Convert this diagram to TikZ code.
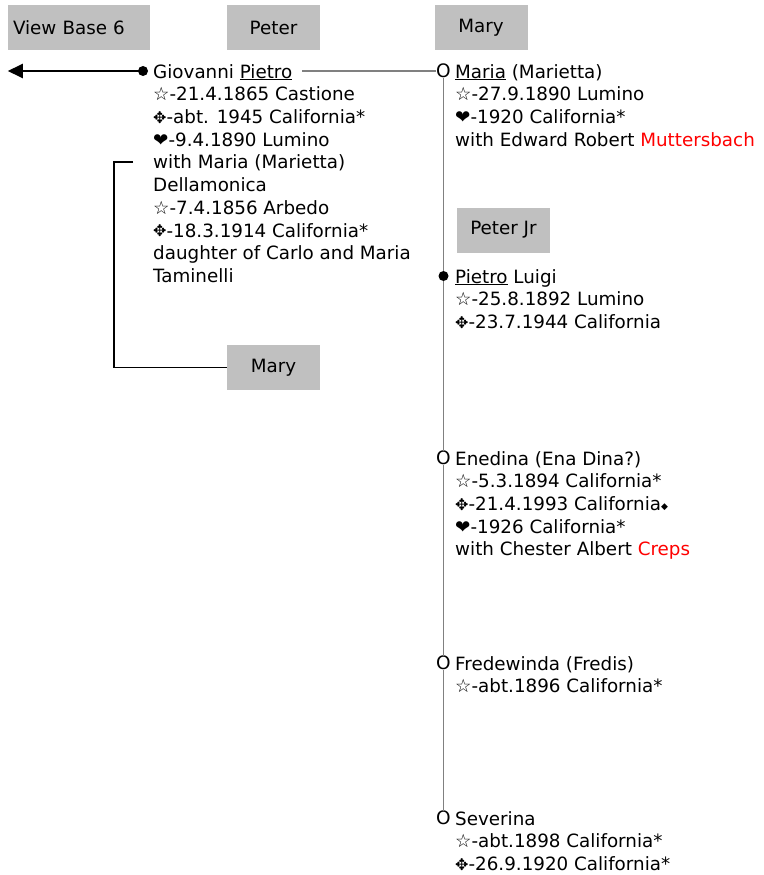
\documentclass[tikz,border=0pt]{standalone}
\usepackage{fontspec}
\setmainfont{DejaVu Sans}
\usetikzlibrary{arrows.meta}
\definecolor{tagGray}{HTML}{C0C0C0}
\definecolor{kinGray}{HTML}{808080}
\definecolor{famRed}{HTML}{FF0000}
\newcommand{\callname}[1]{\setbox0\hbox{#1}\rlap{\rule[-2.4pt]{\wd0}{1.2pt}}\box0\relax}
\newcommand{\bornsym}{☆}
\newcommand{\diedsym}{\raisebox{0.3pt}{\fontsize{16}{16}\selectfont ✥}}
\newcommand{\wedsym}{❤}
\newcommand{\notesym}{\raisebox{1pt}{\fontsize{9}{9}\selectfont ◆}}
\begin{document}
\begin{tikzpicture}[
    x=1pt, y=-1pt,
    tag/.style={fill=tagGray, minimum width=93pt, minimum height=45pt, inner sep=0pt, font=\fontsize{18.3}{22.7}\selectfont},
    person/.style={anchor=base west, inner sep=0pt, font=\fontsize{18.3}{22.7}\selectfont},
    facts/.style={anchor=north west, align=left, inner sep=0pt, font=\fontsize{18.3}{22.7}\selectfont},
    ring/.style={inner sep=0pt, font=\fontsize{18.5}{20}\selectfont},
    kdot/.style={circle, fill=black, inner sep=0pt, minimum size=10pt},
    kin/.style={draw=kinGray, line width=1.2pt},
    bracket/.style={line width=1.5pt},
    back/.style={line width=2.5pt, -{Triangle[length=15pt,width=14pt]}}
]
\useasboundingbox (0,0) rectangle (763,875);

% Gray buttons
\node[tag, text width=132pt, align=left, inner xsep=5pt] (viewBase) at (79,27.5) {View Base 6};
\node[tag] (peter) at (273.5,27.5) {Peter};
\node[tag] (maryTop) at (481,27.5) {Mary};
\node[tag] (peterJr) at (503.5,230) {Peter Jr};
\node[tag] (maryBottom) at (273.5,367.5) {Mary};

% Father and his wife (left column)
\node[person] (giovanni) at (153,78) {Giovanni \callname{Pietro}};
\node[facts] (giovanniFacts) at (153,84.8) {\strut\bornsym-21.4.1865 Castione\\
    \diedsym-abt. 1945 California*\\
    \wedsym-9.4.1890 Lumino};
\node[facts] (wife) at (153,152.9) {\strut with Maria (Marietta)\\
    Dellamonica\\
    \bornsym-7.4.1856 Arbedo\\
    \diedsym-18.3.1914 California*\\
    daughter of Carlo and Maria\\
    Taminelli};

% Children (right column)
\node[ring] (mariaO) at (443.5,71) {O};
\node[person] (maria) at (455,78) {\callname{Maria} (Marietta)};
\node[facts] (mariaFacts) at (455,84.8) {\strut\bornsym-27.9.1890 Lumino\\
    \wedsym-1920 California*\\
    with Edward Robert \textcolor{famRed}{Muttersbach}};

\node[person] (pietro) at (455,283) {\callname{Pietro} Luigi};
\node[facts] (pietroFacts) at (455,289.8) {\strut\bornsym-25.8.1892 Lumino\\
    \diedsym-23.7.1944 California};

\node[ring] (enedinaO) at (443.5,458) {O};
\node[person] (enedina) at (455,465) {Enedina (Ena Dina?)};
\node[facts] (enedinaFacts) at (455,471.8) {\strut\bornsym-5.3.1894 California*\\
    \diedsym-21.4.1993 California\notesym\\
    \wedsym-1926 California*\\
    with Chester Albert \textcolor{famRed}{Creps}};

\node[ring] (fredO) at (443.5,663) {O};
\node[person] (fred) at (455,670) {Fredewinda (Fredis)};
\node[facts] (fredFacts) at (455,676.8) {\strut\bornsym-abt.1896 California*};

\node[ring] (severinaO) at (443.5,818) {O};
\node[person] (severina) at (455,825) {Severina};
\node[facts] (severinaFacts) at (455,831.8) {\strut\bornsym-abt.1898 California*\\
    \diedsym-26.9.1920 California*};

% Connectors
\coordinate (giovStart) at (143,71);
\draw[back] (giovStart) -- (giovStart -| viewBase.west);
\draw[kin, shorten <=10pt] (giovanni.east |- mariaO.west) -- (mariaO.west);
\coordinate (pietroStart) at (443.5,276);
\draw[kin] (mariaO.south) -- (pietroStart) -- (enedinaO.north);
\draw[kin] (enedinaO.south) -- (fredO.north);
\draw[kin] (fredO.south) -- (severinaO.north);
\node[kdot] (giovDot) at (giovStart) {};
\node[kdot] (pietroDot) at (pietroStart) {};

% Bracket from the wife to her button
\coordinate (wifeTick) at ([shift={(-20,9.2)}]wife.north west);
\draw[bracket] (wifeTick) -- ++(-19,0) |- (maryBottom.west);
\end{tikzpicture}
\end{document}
------------------------------------------------
TASK DIRECTIONS: Repeat the lines above exactly, and keep every picture out.

OUTPUT OF THE EXERCISE:
Convert this diagram to TikZ code.
\documentclass[tikz,border=0pt]{standalone}
\usepackage{fontspec}
\setmainfont{DejaVu Sans}
\usetikzlibrary{arrows.meta}
\definecolor{tagGray}{HTML}{C0C0C0}
\definecolor{kinGray}{HTML}{808080}
\definecolor{famRed}{HTML}{FF0000}
\newcommand{\callname}[1]{\setbox0\hbox{#1}\rlap{\rule[-2.4pt]{\wd0}{1.2pt}}\box0\relax}
\newcommand{\bornsym}{☆}
\newcommand{\diedsym}{\raisebox{0.3pt}{\fontsize{16}{16}\selectfont ✥}}
\newcommand{\wedsym}{❤}
\newcommand{\notesym}{\raisebox{1pt}{\fontsize{9}{9}\selectfont ◆}}
\begin{document}
\begin{tikzpicture}[
    x=1pt, y=-1pt,
    tag/.style={fill=tagGray, minimum width=93pt, minimum height=45pt, inner sep=0pt, font=\fontsize{18.3}{22.7}\selectfont},
    person/.style={anchor=base west, inner sep=0pt, font=\fontsize{18.3}{22.7}\selectfont},
    facts/.style={anchor=north west, align=left, inner sep=0pt, font=\fontsize{18.3}{22.7}\selectfont},
    ring/.style={inner sep=0pt, font=\fontsize{18.5}{20}\selectfont},
    kdot/.style={circle, fill=black, inner sep=0pt, minimum size=10pt},
    kin/.style={draw=kinGray, line width=1.2pt},
    bracket/.style={line width=1.5pt},
    back/.style={line width=2.5pt, -{Triangle[length=15pt,width=14pt]}}
]
\useasboundingbox (0,0) rectangle (763,875);

% Gray buttons
\node[tag, text width=132pt, align=left, inner xsep=5pt] (viewBase) at (79,27.5) {View Base 6};
\node[tag] (peter) at (273.5,27.5) {Peter};
\node[tag] (maryTop) at (481,27.5) {Mary};
\node[tag] (peterJr) at (503.5,230) {Peter Jr};
\node[tag] (maryBottom) at (273.5,367.5) {Mary};

% Father and his wife (left column)
\node[person] (giovanni) at (153,78) {Giovanni \callname{Pietro}};
\node[facts] (giovanniFacts) at (153,84.8) {\strut\bornsym-21.4.1865 Castione\\
    \diedsym-abt. 1945 California*\\
    \wedsym-9.4.1890 Lumino};
\node[facts] (wife) at (153,152.9) {\strut with Maria (Marietta)\\
    Dellamonica\\
    \bornsym-7.4.1856 Arbedo\\
    \diedsym-18.3.1914 California*\\
    daughter of Carlo and Maria\\
    Taminelli};

% Children (right column)
\node[ring] (mariaO) at (443.5,71) {O};
\node[person] (maria) at (455,78) {\callname{Maria} (Marietta)};
\node[facts] (mariaFacts) at (455,84.8) {\strut\bornsym-27.9.1890 Lumino\\
    \wedsym-1920 California*\\
    with Edward Robert \textcolor{famRed}{Muttersbach}};

\node[person] (pietro) at (455,283) {\callname{Pietro} Luigi};
\node[facts] (pietroFacts) at (455,289.8) {\strut\bornsym-25.8.1892 Lumino\\
    \diedsym-23.7.1944 California};

\node[ring] (enedinaO) at (443.5,458) {O};
\node[person] (enedina) at (455,465) {Enedina (Ena Dina?)};
\node[facts] (enedinaFacts) at (455,471.8) {\strut\bornsym-5.3.1894 California*\\
    \diedsym-21.4.1993 California\notesym\\
    \wedsym-1926 California*\\
    with Chester Albert \textcolor{famRed}{Creps}};

\node[ring] (fredO) at (443.5,663) {O};
\node[person] (fred) at (455,670) {Fredewinda (Fredis)};
\node[facts] (fredFacts) at (455,676.8) {\strut\bornsym-abt.1896 California*};

\node[ring] (severinaO) at (443.5,818) {O};
\node[person] (severina) at (455,825) {Severina};
\node[facts] (severinaFacts) at (455,831.8) {\strut\bornsym-abt.1898 California*\\
    \diedsym-26.9.1920 California*};

% Connectors
\coordinate (giovStart) at (143,71);
\draw[back] (giovStart) -- (giovStart -| viewBase.west);
\draw[kin, shorten <=10pt] (giovanni.east |- mariaO.west) -- (mariaO.west);
\coordinate (pietroStart) at (443.5,276);
\draw[kin] (mariaO.south) -- (pietroStart) -- (enedinaO.north);
\draw[kin] (enedinaO.south) -- (fredO.north);
\draw[kin] (fredO.south) -- (severinaO.north);
\node[kdot] (giovDot) at (giovStart) {};
\node[kdot] (pietroDot) at (pietroStart) {};

% Bracket from the wife to her button
\coordinate (wifeTick) at ([shift={(-20,9.2)}]wife.north west);
\draw[bracket] (wifeTick) -- ++(-19,0) |- (maryBottom.west);
\end{tikzpicture}
\end{document}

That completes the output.